Lin Jian mengatakan apa pun yang disampaikan pejabat Filipina, hal itu tidak akan menghapus fakta bahwa China-Filipina telah beberapa kali mencapai kesepakatan untuk mencegah konflik di Laut China Selatan.
"China meminta Filipina untuk mematuhi norma-norma dasar dalam pertukaran internasional, menghormati fakta dan komitmennya, menghentikan pelanggaran dan provokasi serta mengambil langkah nyata untuk kembali ke jalur yang benar dalam menangani perbedaan dengan China melalui dialog dan konsultasi," tambah Lin Jian.

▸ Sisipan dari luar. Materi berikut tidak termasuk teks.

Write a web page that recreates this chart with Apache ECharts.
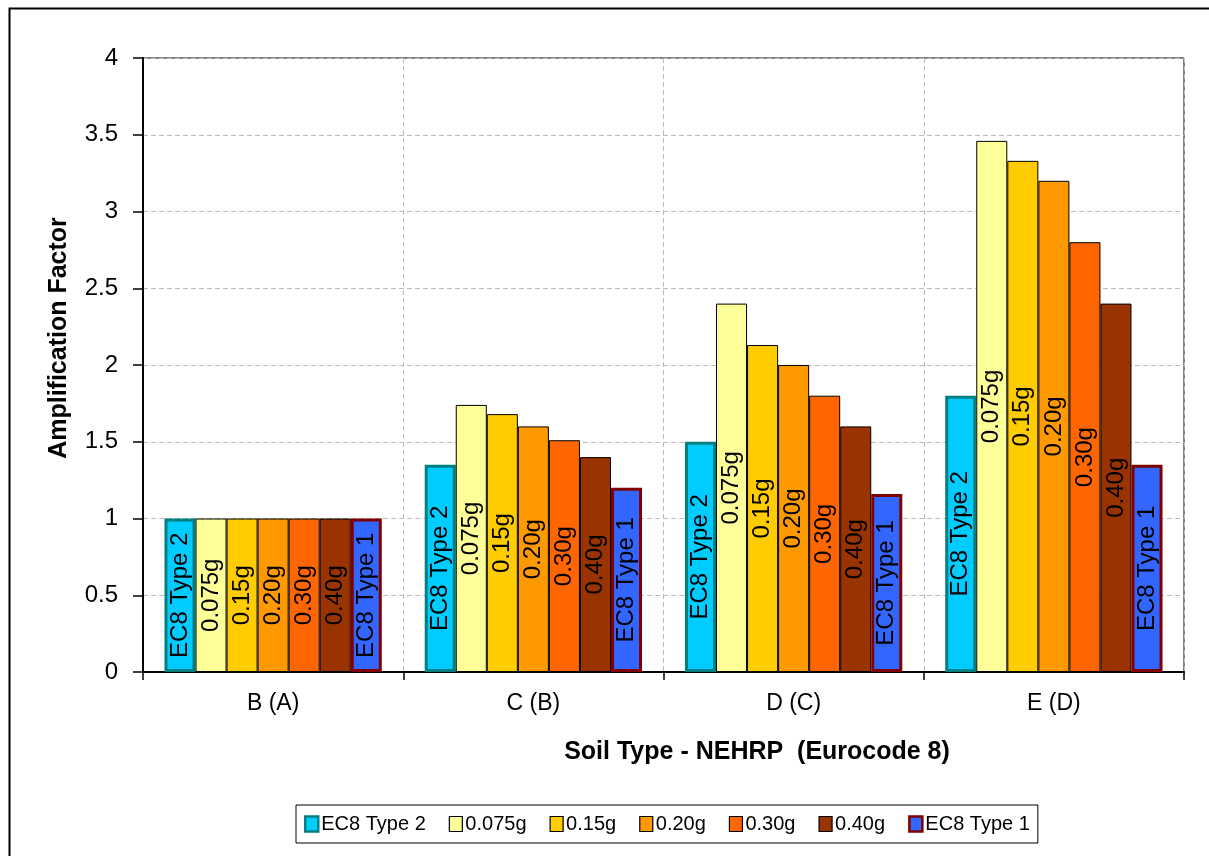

Terkait dengan latihan militer bersama antara Filipina dan Amerika Serikat yang dilakukan mulai hari ini termasuk melibatkan angkatan darat, laut, dan udara, Lin Jian menyebut latihan militer tidak boleh menargetkan atau merugikan kepentingan pihak lain.
"Latihan militer itu juga tidak boleh merusak kepercayaan antarnegara dan mempengaruhi perdamaian dan stabilitas di kawasan. Negara-negara di kawasan sudah mengetahui dengan jelas siapa yang memicu konfrontasi militer dan meningkatkan ketegangan di kawasan ini," tegas Lin Jian.

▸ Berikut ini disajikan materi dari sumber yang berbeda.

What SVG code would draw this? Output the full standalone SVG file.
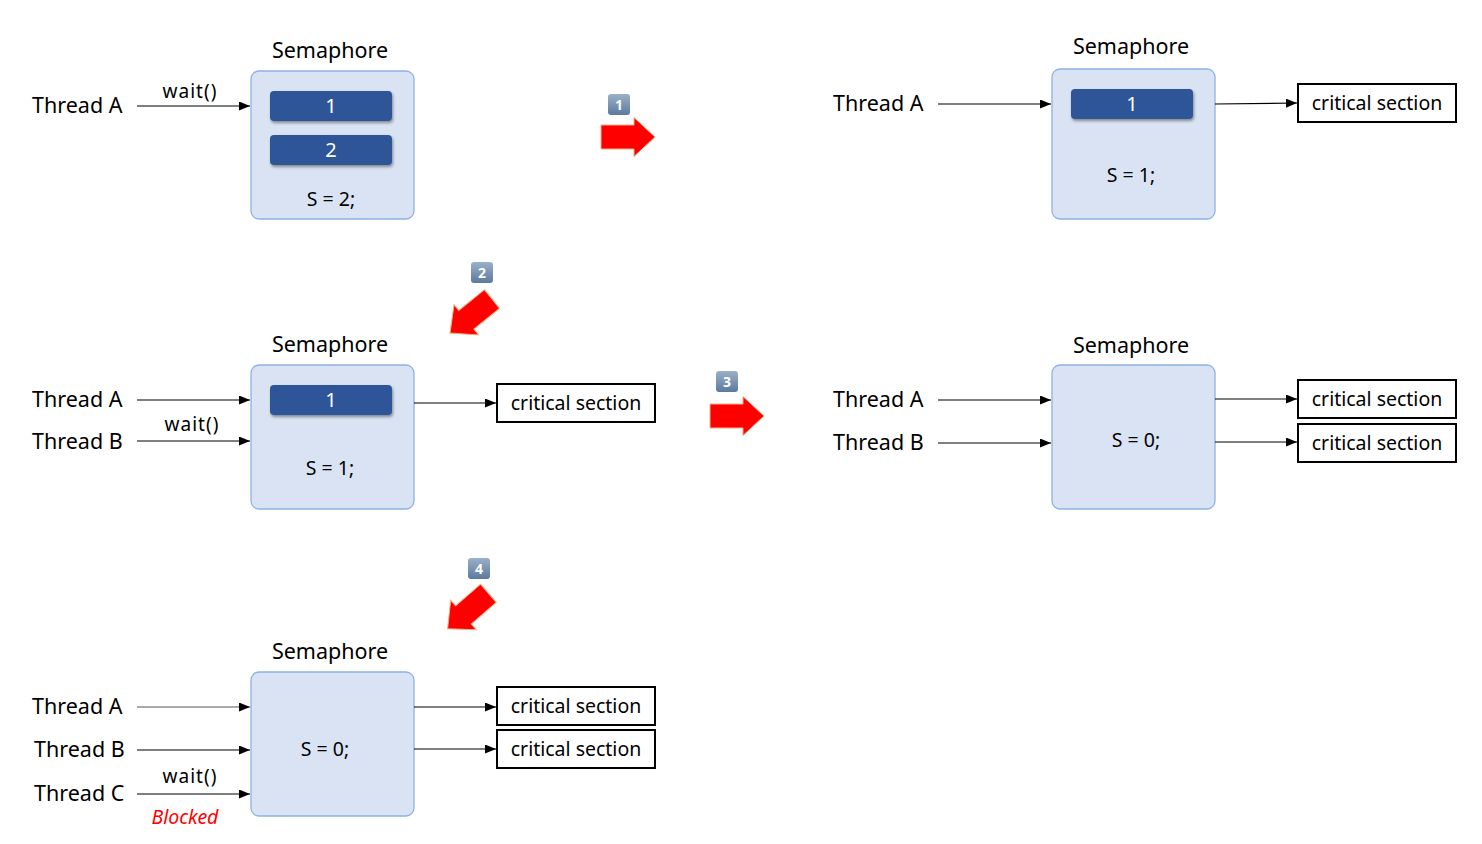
<svg xmlns="http://www.w3.org/2000/svg" width="1482" height="844" viewBox="0 0 1482 844">
<defs>
<marker id="ah" markerWidth="11" markerHeight="9" refX="11" refY="4.5" orient="auto" markerUnits="userSpaceOnUse"><path d="M0,0 L11,4.5 L0,9 z" fill="#000"/></marker>
<linearGradient id="bg" x1="0" y1="0" x2="0" y2="1"><stop offset="0" stop-color="#9bb0c8"/><stop offset="1" stop-color="#5b7a9e"/></linearGradient>
<filter id="sh" x="-10%" y="-30%" width="125%" height="180%"><feDropShadow dx="1" dy="2" stdDeviation="1.5" flood-color="#000" flood-opacity="0.4"/></filter>
<polygon id="ra" points="-27,-12 6,-12 6,-19.5 27,0 6,19.5 6,12 -27,12"/>
</defs>
<style>
text{font-family:"Noto Sans","Open Sans",sans-serif;fill:#000}
.t{font-size:21.5px}
.w{font-size:19px;text-anchor:middle;letter-spacing:1px}
.h{font-size:21.5px;text-anchor:middle}
.s{font-size:19.5px;text-anchor:middle}
.tk{font-size:20px;text-anchor:middle;fill:#fff}
.sem{fill:#dae3f3;stroke:#8db3e2;stroke-width:1.3}
.tok{fill:#2f5597;filter:url(#sh)}
.cs{fill:#fff;stroke:#000;stroke-width:2}
.ln{stroke:#000;stroke-width:1.2;fill:none;marker-end:url(#ah)}
.red{fill:#ff0000;stroke:#f4b183;stroke-width:1}
.bd{fill:url(#bg)}
.bn{font-size:14px;font-weight:bold;text-anchor:middle;fill:#fff}
</style>
<rect width="1482" height="844" fill="#fff"/>

<g id="step-badges">
<g id="badge1"><rect class="bd" x="608" y="94" width="22" height="21" rx="3"/><text class="bn" x="619" y="110">1</text></g>
<g id="badge2"><rect class="bd" x="471" y="262" width="22" height="21" rx="3"/><text class="bn" x="482" y="278">2</text></g>
<g id="badge3"><rect class="bd" x="716" y="371" width="22" height="21" rx="3"/><text class="bn" x="727" y="387">3</text></g>
<g id="badge4"><rect class="bd" x="468" y="558" width="22" height="21" rx="3"/><text class="bn" x="479" y="574">4</text></g>
</g>
<g id="red-arrows">
<use href="#ra" class="red" transform="translate(628,137)"/>
<use href="#ra" class="red" transform="translate(471,316) rotate(141)"/>
<use href="#ra" class="red" transform="translate(737,416)"/>
<use href="#ra" class="red" transform="translate(468,611) rotate(139)"/>
</g>

<!-- Panel 1 -->
<g id="p1-sem">
<text class="h" x="330" y="58">Semaphore</text>
<rect class="sem" x="251" y="71" width="163" height="148" rx="8"/>
<rect class="tok" x="270" y="91" width="122" height="30" rx="4"/><text class="tk" x="331" y="113">1</text>
<rect class="tok" x="270" y="135" width="122" height="30" rx="4"/><text class="tk" x="331" y="157">2</text>
<text class="s" x="331" y="206">S = 2;</text>
</g>
<g id="p1-threadA"><text class="t" x="32" y="113">Thread A</text></g>

<!-- Panel 2 -->
<g id="p2-sem">
<text class="h" x="1131" y="54">Semaphore</text>
<rect class="sem" x="1052" y="69" width="163" height="150" rx="8"/>
<rect class="tok" x="1071" y="89" width="122" height="30" rx="4"/><text class="tk" x="1132" y="111">1</text>
<text class="s" x="1131" y="182">S = 1;</text>
</g>
<g id="p2-threadA"><text class="t" x="833" y="111">Thread A</text></g>
<g id="p2-cs"><rect class="cs" x="1298" y="84" width="158" height="38"/><text class="s" x="1377" y="110">critical section</text></g>

<!-- Panel 3 -->
<g id="p3-sem">
<text class="h" x="330" y="352">Semaphore</text>
<rect class="sem" x="251" y="365" width="163" height="144" rx="8"/>
<rect class="tok" x="270" y="385" width="122" height="30" rx="4"/><text class="tk" x="331" y="407">1</text>
<text class="s" x="330" y="475">S = 1;</text>
</g>
<g id="p3-threadA"><text class="t" x="32" y="407">Thread A</text></g>
<g id="p3-threadB"><text class="t" x="32" y="449">Thread B</text></g>
<g id="p3-cs"><rect class="cs" x="497" y="384" width="158" height="38"/><text class="s" x="576" y="410">critical section</text></g>

<!-- Panel 4 -->
<g id="p4-sem">
<text class="h" x="1131" y="353">Semaphore</text>
<rect class="sem" x="1052" y="365" width="163" height="144" rx="8"/>
<text class="s" x="1136" y="447">S = 0;</text>
</g>
<g id="p4-threadA"><text class="t" x="833" y="407">Thread A</text></g>
<g id="p4-threadB"><text class="t" x="833" y="450">Thread B</text></g>
<g id="p4-cs1"><rect class="cs" x="1298" y="380" width="158" height="38"/><text class="s" x="1377" y="406">critical section</text></g>
<g id="p4-cs2"><rect class="cs" x="1298" y="424" width="158" height="38"/><text class="s" x="1377" y="450">critical section</text></g>

<!-- Panel 5 -->
<g id="p5-sem">
<text class="h" x="330" y="659">Semaphore</text>
<rect class="sem" x="251" y="672" width="163" height="144" rx="8"/>
<text class="s" x="325" y="756">S = 0;</text>
</g>
<g id="p5-threadA"><text class="t" x="32" y="714">Thread A</text></g>
<g id="p5-threadB"><text class="t" x="34" y="757">Thread B</text></g>
<g id="p5-threadC"><text class="t" x="34" y="801">Thread C</text></g>
<g id="p5-cs1"><rect class="cs" x="497" y="687" width="158" height="38"/><text class="s" x="576" y="713">critical section</text></g>
<g id="p5-cs2"><rect class="cs" x="497" y="730" width="158" height="38"/><text class="s" x="576" y="756">critical section</text></g>
<text id="blocked" x="185" y="824" style="font-size:19.5px;font-style:italic;text-anchor:middle;fill:#ff0000">Blocked</text>

<g id="connectors">
<path class="ln" d="M137,106 H250"/>
<text class="w" x="190" y="98">wait()</text>
<path class="ln" d="M938,104 H1051"/>
<path class="ln" d="M1215,104 L1297,103"/>
<path class="ln" d="M137,400 H250"/>
<path class="ln" d="M137,441 H250"/>
<text class="w" x="192" y="431">wait()</text>
<path class="ln" d="M414,403 H496"/>
<path class="ln" d="M938,400 H1051"/>
<path class="ln" d="M938,443 H1051"/>
<path class="ln" d="M1215,399 H1297"/>
<path class="ln" d="M1215,442 H1297"/>
<path class="ln" d="M137,707 H250" style="stroke:#555"/>
<path class="ln" d="M137,750 H250"/>
<path class="ln" d="M137,794 H250"/>
<text class="w" x="190" y="783">wait()</text>
<path class="ln" d="M414,707 H496"/>
<path class="ln" d="M414,749 H496"/>
</g>
</svg>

Laut China Selatan hingga saat ini masih menjadi titik panas permasalahan di kawasan karena China mengklaim hampir seluruh perairan di Laut China Selatan. Negara-negara anggota ASEAN yaitu Brunei Darussalam, Malaysia, Vietnam, dan Filipina juga mengklaim wilayah tersebut.
Baca juga: Menpora Dito: Para atlet sudah maksimal berlaga di Thomas & Uber Cup
Baca juga: China luncurkan Chang'e-6 misi ke bulan
Beijing mengklaim wilayah maritim yang meliputi hampir 90 persen Laut China Selatan berdasarkan apa yang disebut sembilan garis putus-putus (Nine-Dash Line) yaitu wilayah historis Laut China Selatan seluas 2 juta kilometer persegi. Pengadilan Arbitrase Permanen yang berbasis di Den Haag pada 2016 menyebut klaim tersebut tidak memiliki dasar hukum berdasarkan aturan internasional.
Namun, China mengatakan keputusan Pengadilan Arbitrase Permanen itu tidak sah dan telah melakukan negosiasi dengan ASEAN sejak 2002 mengenai kode etik di laut yang disengketakan.